„Nie było łatwo wychowywać trójkę dzieci i jednocześnie budować dom. Ale pocieszaliśmy się z mężem, że na emeryturze w końcu będziemy mogli odpocząć. Aby spełnić to marzenie, nieustannie oszczędzaliśmy i ciężko pracowaliśmy. Uważam, że możemy być z siebie dumni. Nasze dzieci dorosły, mają własne rodziny, a my zbudowaliśmy przytulny dom” - pisze Liliana.
Owszem, chcielibyśmy pomóc dzieciom z kupnem mieszkania, a może nawet domu. Ale to było poza naszymi możliwościami. Zawsze polegaliśmy tylko na sobie.

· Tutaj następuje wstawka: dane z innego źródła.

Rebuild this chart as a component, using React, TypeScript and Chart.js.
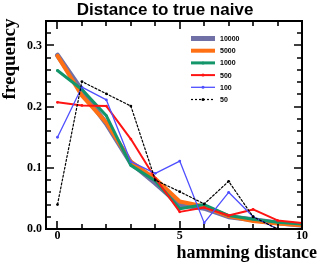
import React, { useEffect, useRef } from "react";
import { Chart, registerables } from "chart.js";

Chart.register(...registerables);

const xValues = [0, 1, 2, 3, 4, 5, 6, 7, 8, 9, 10];
const seriesLabels = ["10000", "5000", "1000", "500", "100", "50"];
const s10000 = [0.284, 0.226, 0.172, 0.108, 0.075, 0.040, 0.034, 0.020, 0.015, 0.010, 0.006];
const s5000 = [0.283, 0.218, 0.174, 0.110, 0.082, 0.045, 0.037, 0.021, 0.013, 0.009, 0.006];
const s1000 = [0.259, 0.228, 0.185, 0.104, 0.079, 0.033, 0.040, 0.022, 0.016, 0.011, 0.008];
const s500 = [0.207, 0.202, 0.201, 0.147, 0.083, 0.028, 0.035, 0.022, 0.032, 0.014, 0.010];
const s100 = [0.150, 0.232, 0.211, 0.110, 0.091, 0.111, 0.010, 0.060, 0.020, 0.000, 0.000];
const s50 = [0.040, 0.241, 0.221, 0.201, 0.080, 0.061, 0.041, 0.078, 0.020, 0.000, 0.000];
const xTickLabels = [0, 5, 10];
const yTickLabels = [0, 0.1, 0.2, 0.3];

const allSeries = [s10000, s5000, s1000, s500, s100, s50];
const colors = ["#7070a6", "#ff7014", "#13966a", "#ff1414", "#4f4fff", "#000000"];
const widths = [5, 4, 3, 2, 1.3, 1.2];

const SERIF = '"Liberation Serif", "Times New Roman", serif';
const SANS = '"Liberation Sans", Arial, sans-serif';

const decorPlugin = {
  id: "decor",
  afterDraw(chart: any) {
    const { ctx, chartArea } = chart;
    const xs = chart.scales.x;
    const ys = chart.scales.y;
    ctx.save();
    // frame
    ctx.strokeStyle = "#000";
    ctx.lineWidth = 2;
    ctx.strokeRect(chartArea.left, chartArea.top, chartArea.right - chartArea.left, chartArea.bottom - chartArea.top);
    // x ticks
    ctx.lineWidth = 1.6;
    for (let v = 0; v <= 10; v++) {
      const px = Math.round(xs.getPixelForValue(v));
      const len = v % 5 === 0 ? 8 : 5;
      ctx.beginPath();
      ctx.moveTo(px, chartArea.bottom);
      ctx.lineTo(px, chartArea.bottom - len);
      ctx.moveTo(px, chartArea.top);
      ctx.lineTo(px, chartArea.top + len);
      ctx.stroke();
    }
    for (let i = 0; i <= 17; i++) {
      const v = i * 0.02;
      const py = Math.round(ys.getPixelForValue(v));
      const len = i % 5 === 0 ? 8 : 5;
      ctx.beginPath();
      ctx.moveTo(chartArea.left, py);
      ctx.lineTo(chartArea.left + len, py);
      ctx.moveTo(chartArea.right, py);
      ctx.lineTo(chartArea.right - len, py);
      ctx.stroke();
    }
    // title
    ctx.fillStyle = "#000";
    ctx.font = `bold 17px ${SANS}`;
    ctx.textAlign = "center";
    ctx.textBaseline = "alphabetic";
    ctx.fillText("Distance to true naive", 165, 15);
    // x label
    ctx.font = `bold 18px ${SERIF}`;
    ctx.textAlign = "right";
    ctx.fillText("hamming distance", 317, 258);
    // y label
    ctx.save();
    ctx.translate(15, 59);
    ctx.rotate(-Math.PI / 2);
    ctx.font = `bold 19px ${SERIF}`;
    ctx.textAlign = "center";
    ctx.fillText("frequency", 0, 0);
    ctx.restore();
    // legend
    chart.data.datasets.forEach((ds: any, i: number) => {
      const y = 38.5 + i * 12.2;
      ctx.strokeStyle = ds.borderColor;
      ctx.lineWidth = ds.borderWidth;
      ctx.setLineDash(ds.borderDash || []);
      ctx.beginPath();
      ctx.moveTo(191, y);
      ctx.lineTo(215, y);
      ctx.stroke();
      ctx.setLineDash([]);
      ctx.fillStyle = ds.borderColor;
      ctx.beginPath();
      ctx.arc(203, y, 1.5, 0, Math.PI * 2);
      ctx.fill();
      ctx.fillStyle = "#000";
      ctx.font = `bold 7px ${SANS}`;
      ctx.textAlign = "left";
      ctx.textBaseline = "middle";
      ctx.fillText(ds.label, 220, y + 0.5);
    });
    ctx.restore();
  },
};

export default function App() {
  const ref = useRef<HTMLCanvasElement>(null);
  useEffect(() => {
    document.body.style.margin = "0";
    const datasets = allSeries.map((s, i) => ({
      label: seriesLabels[i],
      data: s.map((y, j) => ({ x: xValues[j], y })),
      borderColor: colors[i],
      backgroundColor: colors[i],
      borderWidth: widths[i],
      borderDash: i === 5 ? [2, 2] : [],
      borderCapStyle: "round",
      borderJoinStyle: "round",
      pointRadius: 1.4,
      pointBorderWidth: 0,
      pointBackgroundColor: colors[i],
      order: 6 - i,
      tension: 0,
    }));
    const chart = new Chart(ref.current as HTMLCanvasElement, {
      type: "line",
      data: { datasets } as any,
      options: {
        animation: false,
        responsive: false,
        devicePixelRatio: 1,
        layout: { padding: { top: 21, right: 25, left: 0, bottom: 0 } },
        plugins: { legend: { display: false }, title: { display: false }, tooltip: { enabled: false } },
        scales: {
          x: {
            type: "linear",
            min: -0.47,
            max: 10,
            grid: { display: false, drawTicks: false },
            border: { display: false },
            afterFit: (s: any) => { s.height = 40; },
            afterBuildTicks: (s: any) => { s.ticks = xTickLabels.map((v) => ({ value: v })); },
            ticks: {
              padding: 0,
              color: "#000",
              font: { family: SERIF, weight: "bold", size: 12 },
              callback: (v: any) => String(v),
            },
          },
          y: {
            type: "linear",
            min: 0,
            max: 0.34,
            grid: { display: false, drawTicks: false },
            border: { display: false },
            afterFit: (s: any) => { s.width = 46; },
            afterBuildTicks: (s: any) => { s.ticks = yTickLabels.map((v) => ({ value: v })); },
            ticks: {
              padding: 4,
              color: "#000",
              font: { family: SERIF, weight: "bold", size: 12 },
              callback: (v: any) => Number(v).toFixed(1),
            },
          },
        },
      } as any,
      plugins: [decorPlugin],
    });
    return () => chart.destroy();
  }, []);
  return (
    <div style={{ width: 327, height: 269 }}>
      <canvas ref={ref} width={327} height={269} />
    </div>
  );
}
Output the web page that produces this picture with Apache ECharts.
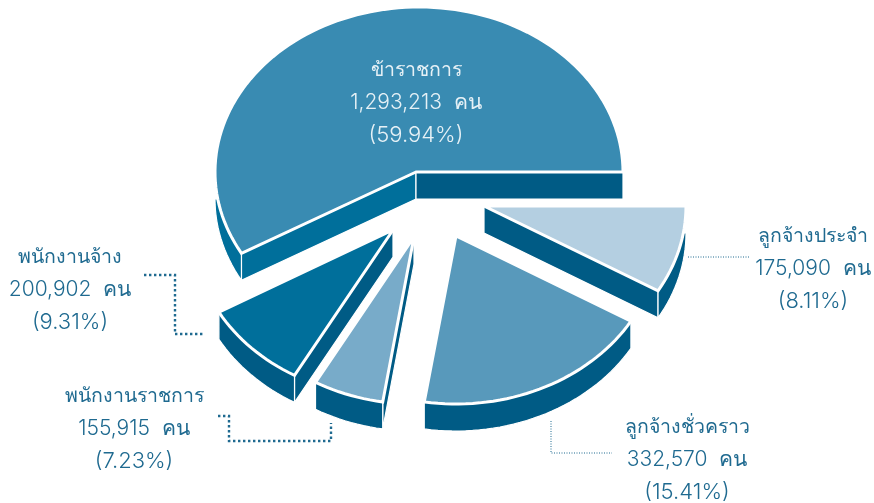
<!DOCTYPE html>
<html>
<head>
<meta charset="utf-8">
<style>html,body{margin:0;padding:0;background:#fff}#c{width:874px;height:503px}</style>
<script src="https://cdn.jsdelivr.net/npm/echarts@6/dist/echarts.min.js"></script>
</head>
<body>
<div id="c"></div>
<script>
// ---- data ----
const categories = ['ข้าราชการ', 'ลูกจ้างประจำ', 'ลูกจ้างชั่วคราว', 'พนักงานราชการ', 'พนักงานจ้าง'];
const people = [1293213, 175090, 332570, 155915, 200902];
const percents = [59.94, 8.11, 15.41, 7.23, 9.31];
// The wedges in the reference are not drawn proportional to their labels,
// so the swept angle of each wedge (degrees) is read from the picture too.
const drawnSweep = [209.5, 30.5, 68.5, 20.5, 31];

// ---- layout and style ----
const firstAngle = 150.5;              // clockwise from +x
const pie = {x: 416, y: 172, depth: 27};
const explode = [[0, 0], [68, 34], [40, 64], [-2, 65], [-23, 58]];
const radii = [[204, 165], [202, 167], [203, 168], [200, 167], [200, 167]];
const arcShift = [3, 0, 0, 0, 0];
const faceColors = ['#398bb2', '#b4cfe1', '#5899bb', '#78abc9', '#006f9b'];
const wallColors = ['#006f9b', '#005b85', '#005b85', '#005b85', '#005b85'];
const endWallColors = ['#005b85', '#005b85', '#005b85', '#005b85', '#005b85'];
const textColors = ['#e6f1f6', '#1f6a90', '#1f6a90', '#1f6a90', '#1f6a90'];
const labelPos = [[416, 70], [813, 236], [687, 427], [134, 396], [70, 257]];
const lineGap = 32.5;
const lineSizes = [19.5, 21, 22];
const font = 'Inter, "Noto Sans", sans-serif';
const leaders = [
  {w: 1, pts: [[688, 257], [750, 257]]},
  {w: 1, pts: [[551, 421], [551, 453], [612, 453]]},
  {w: 2.4, pts: [[218, 416], [229, 416], [229, 441], [331, 441], [331, 423]]},
  {w: 2.4, pts: [[144, 275], [175, 275], [175, 334], [205, 334]]}
];

const rad = d => d * Math.PI / 180;
const fmt = n => n.toLocaleString('en-US');

function arc(cx, cy, rx, ry, a, b) {
  const n = Math.max(2, Math.ceil(Math.abs(b - a) / 2));
  const out = [];
  for (let i = 0; i <= n; i++) {
    const t = rad(a + (b - a) * i / n);
    out.push([cx + rx * Math.cos(t), cy + ry * Math.sin(t)]);
  }
  return out;
}

function wall(points, color, z) {
  return {type: 'polygon', z2: z, shape: {points},
    style: {fill: color, stroke: '#fff', lineWidth: 1.2}};
}

function renderSlice(params, api) {
  const i = params.dataIndex;
  const s = api.value(0), e = api.value(1);
  const ax = pie.x + explode[i][0], ay = pie.y + explode[i][1];
  const [rx, ry] = radii[i];
  const cx = ax + arcShift[i], cy = ay, d = pie.depth;
  const kids = [];
  const top = arc(cx, cy, rx, ry, s, e);
  const first = top[0], last = top[top.length - 1];

  // cut walls that face the viewer
  if (Math.cos(rad(s)) < 0) {
    kids.push(wall([[ax, ay], first, [first[0], first[1] + d], [ax, ay + d]], wallColors[i], 1));
  }
  if (Math.cos(rad(e)) > 0) {
    kids.push(wall([[ax, ay], last, [last[0], last[1] + d], [ax, ay + d]], endWallColors[i], 1));
  }
  // outer wall: lower half of the rim only
  const lo = Math.max(s, 0), hi = Math.min(e, 180);
  if (hi > lo) {
    const cap = Math.asin(d / ry) * 180 / Math.PI;
    const lower = arc(cx, cy + d, rx, ry, lo, hi);
    const upper = arc(cx, cy, rx, ry, Math.min(hi, 180 - cap), Math.max(lo, cap));
    kids.push(wall(lower.concat(upper), wallColors[i], 2));
  }
  // top face
  kids.push({type: 'polygon', z2: 3, shape: {points: [[ax, ay]].concat(top)},
    style: {fill: faceColors[i], stroke: '#fff', lineWidth: 3}});
  // label
  const lines = [categories[i], fmt(people[i]) + '  คน', '(' + percents[i].toFixed(2) + '%)'];
  lines.forEach((t, k) => kids.push({type: 'text', z2: 5,
    style: {x: labelPos[i][0], y: labelPos[i][1] + k * lineGap, text: t,
      fill: textColors[i], font: '300 ' + lineSizes[k] + 'px ' + font, align: 'center', verticalAlign: 'middle'}}));
  return {type: 'group', children: kids};
}

let acc = firstAngle;
const rows = drawnSweep.map(v => { const r = [acc, acc + v]; acc += v; return r; });
// wedges after the first wrap round to 0..150.5
rows.forEach((r, i) => { if (i > 0) { r[0] -= 360; r[1] -= 360; } });

const chart = echarts.init(document.getElementById('c'), null, {renderer: 'canvas'});
chart.setOption({
  backgroundColor: '#fff',
  animation: false,
  series: [
    {type: 'custom', coordinateSystem: 'none', clip: false, silent: true,
     data: rows, encode: {}, renderItem: renderSlice},
    {type: 'custom', coordinateSystem: 'none', clip: false, silent: true,
     data: leaders.map((_, i) => [i]),
     renderItem: (p) => ({type: 'polyline', z2: 1,
       shape: {points: leaders[p.dataIndex].pts},
       style: {fill: 'none', stroke: '#1f6a90', lineWidth: leaders[p.dataIndex].w,
         lineDash: leaders[p.dataIndex].w > 1 ? [2.4, 2.6] : [1, 1.5]}})}
  ]
});
</script>
</body>
</html>
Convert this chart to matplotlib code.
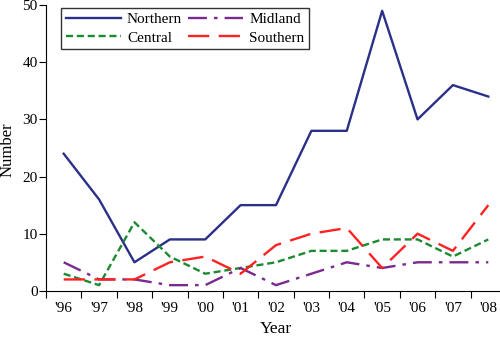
import matplotlib
matplotlib.use("Agg")
import matplotlib.pyplot as plt

years = ["'96", "'97", "'98", "'99", "'00", "'01", "'02", "'03", "'04", "'05", "'06", "'07", "'08"]
northern = [24, 16, 5, 9, 9, 15, 15, 28, 28, 49, 30, 36, 34]
midland = [5, 2, 2, 1, 1, 4, 1, 3, 5, 4, 5, 5, 5]
central = [3, 1, 12, 6, 3, 4, 5, 7, 7, 9, 9, 6, 9]
southern = [2, 2, 2, 5, 6, 3, 8, 10, 11, 4, 10, 7, 15]

plt.rcParams['font.family'] = ['Liberation Serif', 'DejaVu Serif']

fig = plt.figure(figsize=(5, 3.39), dpi=100)
ax = fig.add_axes([0.092, 0.142, 0.92, 0.843])
x = list(range(len(years)))
ax.plot(x, northern, color='#2a2f88', lw=1.7, label='Northern')
ax.plot(x, central, color='#1b8a30', lw=1.7, ls=(0, (3, 1.6)), label='Central')
ax.plot(x, midland, color='#7a2a8e', lw=1.7, ls=(0, (8, 3, 1.5, 3)), label='Midland')
ax.plot(x, southern, color='#ff2222', lw=1.7, ls=(0, (9, 4)), label='Southern')

ax.set_xlim(-0.5, 12.5)
ax.set_ylim(0, 50)
ax.set_yticks(range(0, 51, 10))
ax.set_xticks([i - 0.5 for i in range(14)], minor=False)
ax.set_xticklabels([])
ax.set_xticks(x, minor=True)
ax.set_xticklabels(years, minor=True)
ax.tick_params(axis='x', which='minor', length=0, labelsize=11, pad=8)
ax.tick_params(axis='x', which='major', length=5, direction='out')
ax.tick_params(axis='y', labelsize=11, length=5, direction='out', pad=1)
for s in ['top', 'right']:
    ax.spines[s].set_visible(False)
ax.set_xlabel('Year', fontsize=12.5, labelpad=4)
ax.set_ylabel('Number', fontsize=12)
ax.yaxis.set_label_coords(-0.066, 0.493)

h, l = ax.get_legend_handles_labels()
leg = ax.legend(h, l, ncol=2, loc='upper left', bbox_to_anchor=(0.03, 0.995),
                fontsize=11, frameon=True, fancybox=False, edgecolor='black',
                handlelength=3.6, columnspacing=0.4, borderaxespad=0.1,
                labelspacing=0.3, handletextpad=0.4, borderpad=0.3)
leg.get_frame().set_linewidth(1.0)

fig.savefig('out.png', dpi=100)
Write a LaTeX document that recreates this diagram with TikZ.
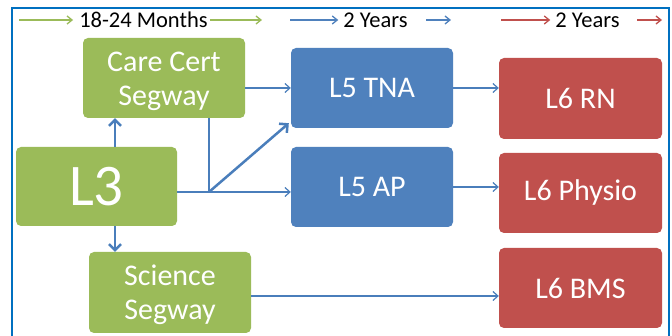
\documentclass[tikz,border=0pt]{standalone}
\usepackage{fontspec}
\setmainfont{Carlito}
\usetikzlibrary{arrows.meta,calc}
\definecolor{ggreen}{HTML}{9BBB59}
\definecolor{gblue}{HTML}{4F81BD}
\definecolor{gred}{HTML}{C0504D}
\definecolor{frame}{HTML}{0070C0}
\definecolor{conn}{HTML}{4A7EBB}
\newcommand{\lowtext}{\rule{0pt}{26pt}}
\tikzset{
  box/.style={rounded corners=5pt, text=white, align=center, inner sep=0pt,
    minimum width=162pt, minimum height=80pt, font=\fontsize{30}{34}\selectfont},
  gbox/.style={box, fill=ggreen},
  bbox/.style={box, fill=gblue},
  rbox/.style={box, fill=gred},
  thin arrow/.style={draw=conn, line width=1.2pt, -{Straight Barb[length=5pt,width=9pt,line width=1.2pt]}},
  thick arrow/.style={draw=conn, line width=2.5pt, -{Straight Barb[length=6pt,width=12pt,line width=2.5pt]}},
  plain line/.style={draw=conn, line width=1.2pt},
  head/.style={font=\fontsize{22.5}{26}\selectfont, inner sep=0pt, text=black},
  harrow/.style={line width=1.3pt, -{Straight Barb[length=5pt,width=8pt,line width=1.3pt]}}
}
\begin{document}
\begin{tikzpicture}[x=1pt,y=-1pt]
\useasboundingbox (0,0) rectangle (672,336);
\fill[white] (0,0) rectangle (672,336);
\draw[frame, line width=1.6pt] (12,336) -- (12,8) -- (669,8) -- (669,336);

% header
\node[head] (h1) at (143.5,20) {18-24 Months};
\node[head] (h2) at (375.5,20) {2 Years};
\node[head] (h3) at (587.5,20) {2 Years};
\coordinate (g1) at (19,20);
\coordinate (g2) at (262,20);
\coordinate (b1) at (290,20);
\coordinate (b2s) at (426,20);
\coordinate (b2) at (451,20);
\coordinate (r1) at (501,20);
\coordinate (r2s) at (637,20);
\coordinate (r2) at (662,20);
\draw[harrow, ggreen] (g1) -- ([xshift=-6pt]h1.west);
\draw[harrow, ggreen] ([xshift=2pt]h1.east) -- (g2);
\draw[harrow, gblue] (b1) -- ([xshift=-5pt]h2.west);
\draw[harrow, gblue] (b2s) -- (b2);
\draw[harrow, gred] (r1) -- ([xshift=-5pt]h3.west);
\draw[harrow, gred] (r2s) -- (r2);

% nodes
\node[gbox] (cc) at (164,78) {\lowtext Care Cert\\Segway};
\node[gbox, minimum width=161pt, minimum height=79pt, font=\fontsize{59}{60}\selectfont] (l3) at (96.5,186.5) {L3};
\node[gbox, minimum height=81pt] (sci) at (170,292.5) {\lowtext Science\\Segway};
\node[bbox] (tna) at (372,88) {L5 TNA};
\node[bbox] (ap) at (372,187) {L5 AP};
\node[rbox, minimum width=163pt, minimum height=81pt] (rn) at (580.5,98.5) {L6 RN};
\node[rbox, minimum width=163pt] (ph) at (580.5,193) {L6 Physio};
\node[rbox, minimum width=163pt] (bms) at (580.5,288) {L6 BMS};

% connectors
\coordinate (j) at (209,192);
\coordinate (v) at (115,0);
\coordinate (hb) at (0,296);
\draw[thin arrow] (cc.east |- tna.west) -- (tna.west);
\draw[plain line] (cc.south -| j) -- (j);
\draw[thin arrow] (l3.east |- j) -- (ap.west |- j);
\draw[thick arrow] (j) -- ([xshift=-2pt,yshift=5pt]tna.south west);
\draw[thick arrow] (l3.north -| v) -- (cc.south -| v);
\draw[thick arrow] (l3.south -| v) -- (sci.north -| v);
\draw[thin arrow] (tna.east) -- (rn.west |- tna.east);
\draw[thin arrow] (ap.east) -- (ph.west |- ap.east);
\draw[thin arrow] (sci.east |- hb) -- (bms.west |- hb);
\end{tikzpicture}
\end{document}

Dlaczego więc dzieci nie mogą sobie poradzić bez naszej pomocy?
Najmłodszy syn i jego żona nie mają żadnych pretensji. Nie decydują się na dziecko, ponieważ ciężko pracują i oszczędzają na własne mieszkanie. Ale córki ciągle zarzucają nam z mężem, że o nich nie myślimy, że w żaden sposób im nie pomagamy.
Jedna mieszka z małżonkiem i dzieckiem w wynajętym mieszkaniu. Druga przeprowadziła się do domu teściów, z którymi nie może znaleźć wspólnego języka. Oczywiste jest, że córki nie są zadowolone z takich warunków i każda z nich chce mieć własne mieszkanie.
Ale nie chcą brać kredytu na mieszkanie, nawet jakbyśmy pomogli im go spłacić. Zarówno najstarsza, jak i średnia nie mają jednak nic przeciwko przeprowadzce do naszego domu. W końcu mamy piękną działkę, przedszkola i szkoły w pobliżu.
Chcą więc podzielić dom na dwie części i przeprowadzić się wraz ze swoimi rodzinami. Natomiast jeśli chodzi o nas z mężem, to zaproponowano nam, żebyśmy wzięli kredyt na zakup mieszkania jednopokojowego. To niezbyt miłe z ich strony...
Rzecz jasna, że czujemy się z mężem winni, że nie mogliśmy pomóc naszym córkom kupić mieszkania. Ale nie możemy zrezygnować z naszego marzenia. Zwłaszcza, że obie córki mają mężów, a ci mężowie również mają rodziców. Niech sami nauczą się rozwiązywać swoje problemy.
Jeśli przyjdzie im do głowy zwrócić się do nas o pomoc, niech zaproponują coś odpowiedniego. Wtedy im pomożemy. Syn zgadza się z naszą decyzją. Nie chce, żebyśmy oddawali dom i przeprowadzali się do mieszkania. Ale córki są samolubne.
W rezultacie pokłóciliśmy się z nimi i nie rozmawiamy już od kilku tygodni. Mieliśmy z mężem nadzieję na spokojną starość, ale okazuje się, że nasze plany legły w gruzach. Teraz głowimy się, jak pomóc nie tylko córkom, ale i sobie, by mieć dach nad głową” - opowiada ze smutkiem emerytka.
Wygląda na to, że córkom nie udało się usamodzielnić, skoro wciąż oczekują pomocy od swoich rodziców. Jeśli chodzi o pomysł podziału domu rodziców, to wydaje się on zarówno oburzający, jak i głupi. W końcu, czy to nie oburzające, że dwie osoby w starszym wieku, które zbudowały dom swoich marzeń, muszą z niego zrezygnować na starość?
Ponadto, jak dwie rodziny z dziećmi, nawet jeżeli są ze sobą spokrewnione, mają się dogadać w jednym domu? Prędzej czy później zaczną się kłócić między sobą. Dlatego ten pomysł jest naprawdę głupi. Skoro rodzicom udało się zbudować dom swoich marzeń, dlaczego ich dzieci nie są do tego zdolne?